そしてそれをコンピュータに入力していきます。
【被災地ネットワークの構築】
これは私が知らないだけの話なのかもしれませんが、多くの被災経験から、最初の三日間に必要なもの、四日目から一週間以内に必要になるもの、それ以降のものといった大雑把な見通しは分かるはずです。
もちろん「火事には火を持って行け、水害には水を持って行け(火事場は水浸しで火の気がないから燃料を持って行け、水害では水が濁って飲めないから飲料水を持って行けの意)」といった違いはありますし、季節によって必要な物品には大きな差があります。
しかしこれだけ大きな災害が続くと自然に理解される経験則というものがあるでしょう。

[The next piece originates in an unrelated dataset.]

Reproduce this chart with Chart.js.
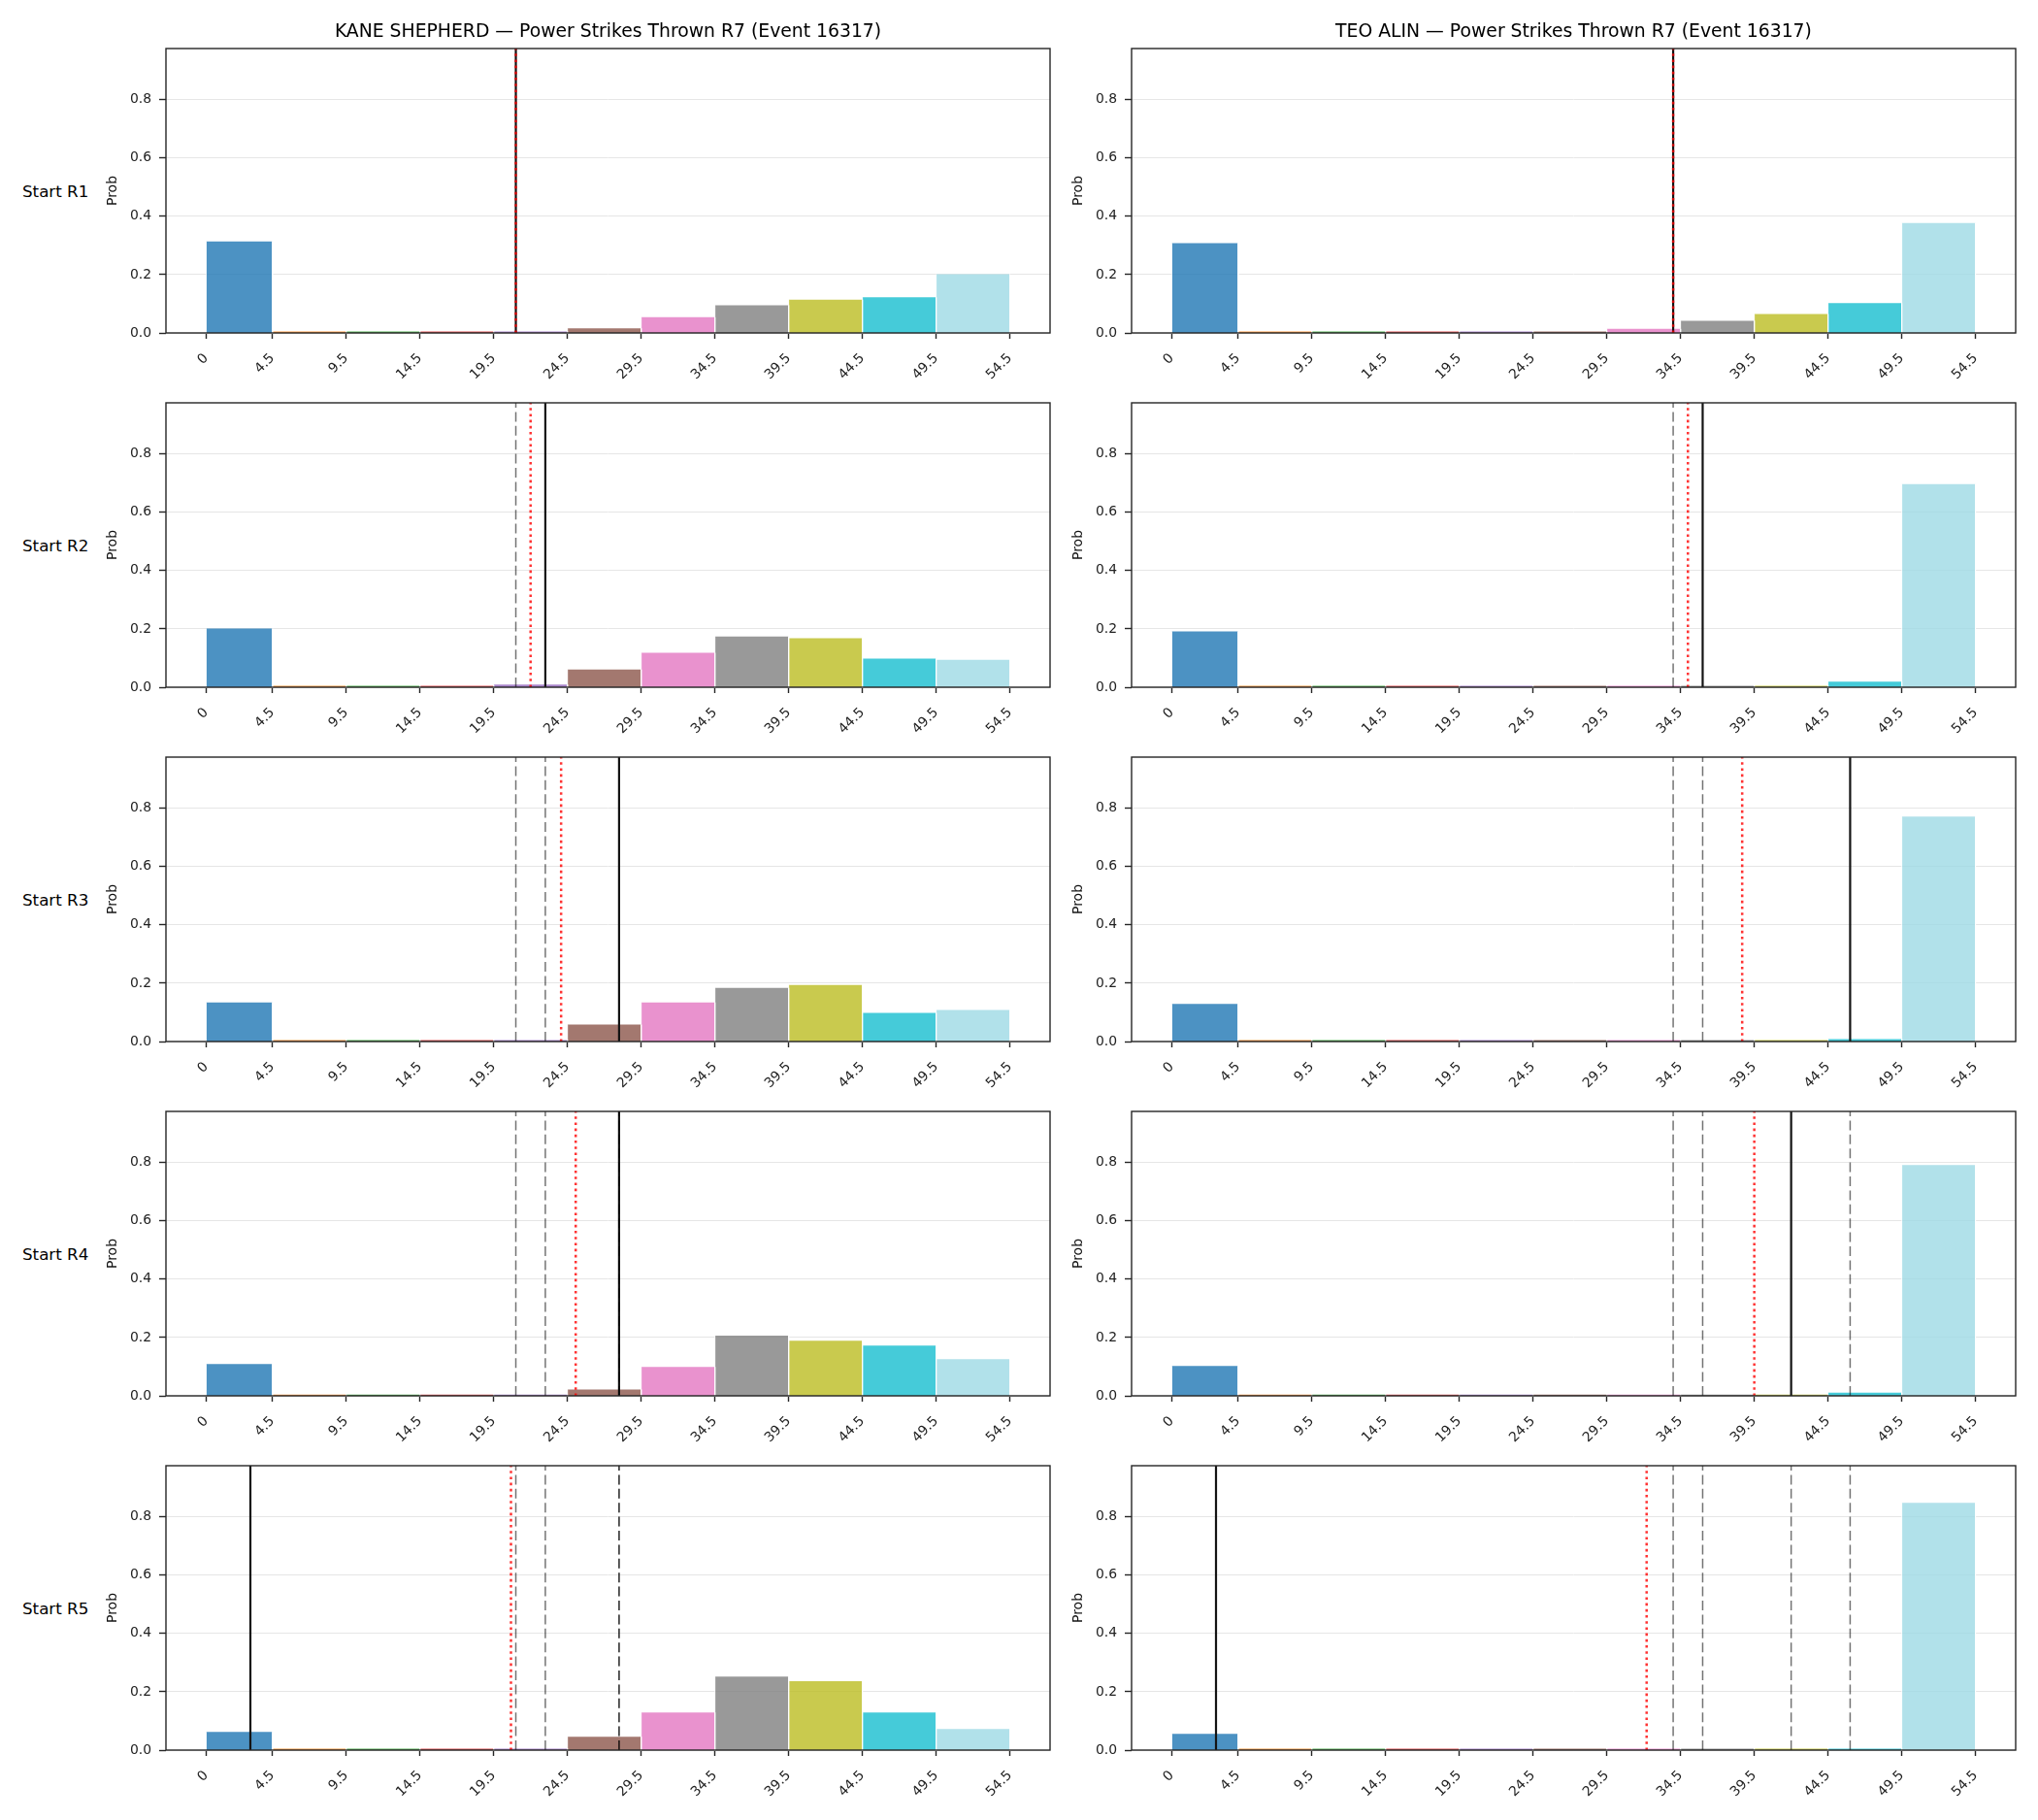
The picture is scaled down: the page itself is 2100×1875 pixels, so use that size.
<!DOCTYPE html>
<html><head><meta charset="utf-8">
<script src="https://cdn.jsdelivr.net/npm/chart.js@4.4.0/dist/chart.umd.min.js"></script>
<style>
html,body{margin:0;padding:0;background:#fff;}
body{width:2100px;height:1875px;position:relative;overflow:hidden;font-family:'DejaVu Sans',sans-serif;}
.title{position:absolute;font-size:18.8px;color:#000;white-space:nowrap;transform:translate(-50%,-50%);}
.rowlab{position:absolute;font-size:16.7px;color:#000;white-space:nowrap;transform:translateY(-50%);}
canvas{position:absolute;}
</style></head><body>
<script>
// ---------------- DATA ----------------
const binEdges = [0, 4.5, 9.5, 14.5, 19.5, 24.5, 29.5, 34.5, 39.5, 44.5, 49.5, 54.5];
const xTickValues = [0, 4.5, 9.5, 14.5, 19.5, 24.5, 29.5, 34.5, 39.5, 44.5, 49.5, 54.5];
const xTickLabels = ['0', '4.5', '9.5', '14.5', '19.5', '24.5', '29.5', '34.5', '39.5', '44.5', '49.5', '54.5'];
const yTickValues = [0, 0.2, 0.4, 0.6, 0.8];
const yTickLabels = ['0.0', '0.2', '0.4', '0.6', '0.8'];
const rowLabels = ['Start R1', 'Start R2', 'Start R3', 'Start R4', 'Start R5'];
const panelTitles = ['KANE SHEPHERD \u2014 Power Strikes Thrown R7 (Event 16317)', 'TEO ALIN \u2014 Power Strikes Thrown R7 (Event 16317)'];

// probability per bin, one array per start round
const kaneR1 = [0.314, 0.005, 0.005, 0.005, 0.005, 0.016, 0.054, 0.095, 0.114, 0.122, 0.201];
const kaneR2 = [0.201, 0.005, 0.005, 0.005, 0.009, 0.061, 0.118, 0.174, 0.168, 0.098, 0.094];
const kaneR3 = [0.134, 0.005, 0.005, 0.005, 0.005, 0.058, 0.134, 0.184, 0.194, 0.098, 0.108];
const kaneR4 = [0.109, 0.004, 0.004, 0.004, 0.004, 0.022, 0.099, 0.206, 0.189, 0.172, 0.126];
const kaneR5 = [0.062, 0.005, 0.005, 0.005, 0.005, 0.046, 0.129, 0.252, 0.236, 0.129, 0.072];
const teoR1 = [0.308, 0.005, 0.005, 0.005, 0.005, 0.005, 0.014, 0.042, 0.065, 0.102, 0.377];
const teoR2 = [0.191, 0.005, 0.005, 0.005, 0.005, 0.005, 0.005, 0.005, 0.005, 0.019, 0.696];
const teoR3 = [0.129, 0.005, 0.005, 0.005, 0.005, 0.005, 0.005, 0.005, 0.005, 0.008, 0.771];
const teoR4 = [0.102, 0.004, 0.004, 0.004, 0.004, 0.004, 0.004, 0.004, 0.004, 0.011, 0.791];
const teoR5 = [0.056, 0.005, 0.005, 0.005, 0.005, 0.005, 0.005, 0.005, 0.005, 0.005, 0.848];

// reference lines
const kaneSolid = [21, 23, 28, 28, 3];
const kaneDotted = [21, 22, 24.07, 25.06, 20.67];
const kaneDashed = [[], [21], [21, 23], [21, 23, 28], [21, 23, 28, 28]];
const teoSolid = [34, 36, 46, 42, 3];
const teoDotted = [34, 35, 38.68, 39.5, 32.2];
const teoDashed = [[], [34], [34, 36], [34, 36, 46], [34, 36, 46, 42]];

const binColors = ['#1f77b4', '#ff7f0e', '#2ca02c', '#d62728', '#9467bd', '#8c564b', '#e377c2', '#7f7f7f', '#bcbd22', '#17becf', '#9edae5'];

const xMin = -2.725, xMax = 57.225, yMax = 0.975;

// ---------------- LAYOUT ----------------
const colLeft = [171, 1166];
const plotW = 911;
const rowTop = [50, 415, 780, 1145, 1510];
const plotH = 293;
const PADL = 71, PADT = 15, PADR = 10, PADB = 62;
const SPINE = '#262626';
const SPINE_W = 1.4;

Chart.defaults.font.family = "'DejaVu Sans', sans-serif";
Chart.defaults.color = '#222';

function rgba(hex, a) {
  const n = parseInt(hex.slice(1), 16);
  return `rgba(${(n >> 16) & 255},${(n >> 8) & 255},${n & 255},${a})`;
}

const framePlugin = {
  id: 'frame',
  afterDatasetsDraw(chart) {
    const {ctx, chartArea: a} = chart;
    ctx.save();
    ctx.strokeStyle = SPINE;
    ctx.lineWidth = SPINE_W;
    ctx.strokeRect(a.left, a.top, a.right - a.left, a.bottom - a.top);
    ctx.restore();
  }
};

function makePanel(col, row, probs, solid, dotted, dashed) {
  const c = document.createElement('canvas');
  const W = plotW + PADL + PADR, H = plotH + PADT + PADB;
  c.width = W; c.height = H;
  c.style.left = (colLeft[col] - PADL) + 'px';
  c.style.top = (rowTop[row] - PADT) + 'px';
  c.style.width = W + 'px'; c.style.height = H + 'px';
  document.body.appendChild(c);

  const datasets = [];
  probs.forEach((v, i) => {
    const lo = binEdges[i], hi = binEdges[i + 1];
    datasets.push({
      data: [{x: lo, y: 0}, {x: lo, y: v}, {x: hi, y: v}, {x: hi, y: 0}],
      backgroundColor: rgba(binColors[i], 0.8),
      borderColor: '#ffffff', borderWidth: 0.8,
      segment: {borderColor: ctx => ctx.p0DataIndex === 1 ? 'rgba(255,255,255,0)' : '#ffffff'},
      fill: 'origin', pointRadius: 0, tension: 0, order: 20
    });
  });
  const vline = (x, color, width, dash, order) => ({
    data: [{x: x, y: 0}, {x: x, y: yMax}],
    borderColor: color, borderWidth: width, borderDash: dash,
    fill: false, pointRadius: 0, order: order
  });
  datasets.push(vline(solid, '#141414', 2.2, [], 3));
  dashed.forEach(x => datasets.push(vline(x, 'rgba(0,0,0,0.55)', 1.5, [10, 4.4], 2)));
  datasets.push(vline(dotted, 'rgba(255,0,0,0.8)', 2.5, [2.6, 3.6], 1));

  new Chart(c, {
    type: 'line',
    data: {datasets},
    plugins: [framePlugin],
    options: {
      animation: false, responsive: false, devicePixelRatio: 1,
      layout: {padding: {top: PADT, right: PADR, left: 0, bottom: 0}},
      plugins: {legend: {display: false}, tooltip: {enabled: false}, title: {display: false}},
      scales: {
        x: {
          type: 'linear', min: xMin, max: xMax,
          afterBuildTicks: s => { s.ticks = xTickValues.map(v => ({value: v})); },
          ticks: {autoSkip: false, minRotation: 45, maxRotation: 45, padding: 12,
                  font: {size: 13.9}, color: '#222',
                  callback: (v, i) => xTickLabels[i]},
          grid: {drawOnChartArea: false, drawTicks: true, tickLength: 6, tickColor: SPINE, tickWidth: SPINE_W},
          border: {display: false},
          afterFit: s => { s.height = PADB; s.paddingLeft = 0; s.paddingRight = 0; }
        },
        y: {
          min: 0, max: yMax,
          afterBuildTicks: s => { s.ticks = yTickValues.map(v => ({value: v})); },
          ticks: {padding: 8, font: {size: 13.9}, color: '#222',
                  callback: (v, i) => yTickLabels[i]},
          grid: {color: '#e6e6e6', lineWidth: 1, drawTicks: true, tickLength: 7, tickColor: SPINE, tickWidth: SPINE_W},
          border: {display: false},
          title: {display: true, text: 'Prob', font: {size: 14}, color: '#111', padding: {top: 8, bottom: 0}},
          afterFit: s => { s.width = PADL; s.paddingTop = 0; s.paddingBottom = 0; }
        }
      }
    }
  });
}

const kaneRows = [kaneR1, kaneR2, kaneR3, kaneR4, kaneR5];
const teoRows = [teoR1, teoR2, teoR3, teoR4, teoR5];

for (let r = 0; r < 5; r++) {
  makePanel(0, r, kaneRows[r], kaneSolid[r], kaneDotted[r], kaneDashed[r]);
  makePanel(1, r, teoRows[r], teoSolid[r], teoDotted[r], teoDashed[r]);
  const lab = document.createElement('div');
  lab.className = 'rowlab';
  lab.textContent = rowLabels[r];
  lab.style.left = '23px';
  lab.style.top = (rowTop[r] + plotH / 2) + 'px';
  document.body.appendChild(lab);
}
panelTitles.forEach((t, i) => {
  const d = document.createElement('div');
  d.className = 'title';
  d.textContent = t;
  d.style.left = (colLeft[i] + plotW / 2) + 'px';
  d.style.top = '31px';
  document.body.appendChild(d);
});
</script>
</body></html>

あるいは災害に際してしばしばつくられる「祈念誌」や「報告」を分析するだけでもかなりのことが分かります。
「この程度の規模の災害だったら三日目までに飲料水は〇万本、紙おむつは〇千パック必要」とかいったふうに、大雑把な数字をはじき出すのはそう難しくないように思うのです。
さらに被災後、しばらくすると流入してくる物資やボランティアと、各地区・各避難所で必要とされるそれらの数を、コンピュータ上で照合することだって難しくないはずです。
あとは計算によって公平に分配された人やモノを、バイクや他の交通機関を使って分配するだけです。
現在のAIをもってすればそうした災害対応のフォーマットを作っておいて、被災地の状況に応じてカスタマイズするなど簡単にできると思うのですがいかがでしょう?
もっとも私が思いつく程度のこと、きっと誰かが既に考え、一部は実現しているかもしれません。
【災害支援の新たな仕組み】
東日本大震災で大規模な地殻変動が起こって以来、震度5を上回る大きな地震や火山噴火が頻発しています。
また昨日今日の異常高温も含め、「世界は異常気象が常態化する新たなステージに入ったのかもしれない」とも言われたりします。
ここしばらくは自然災害が頻発する困難な時期が続くのかもしれません。今回のことも教訓として、いち早い、合理的な災害支援の仕組みを作り上げてほしいものです。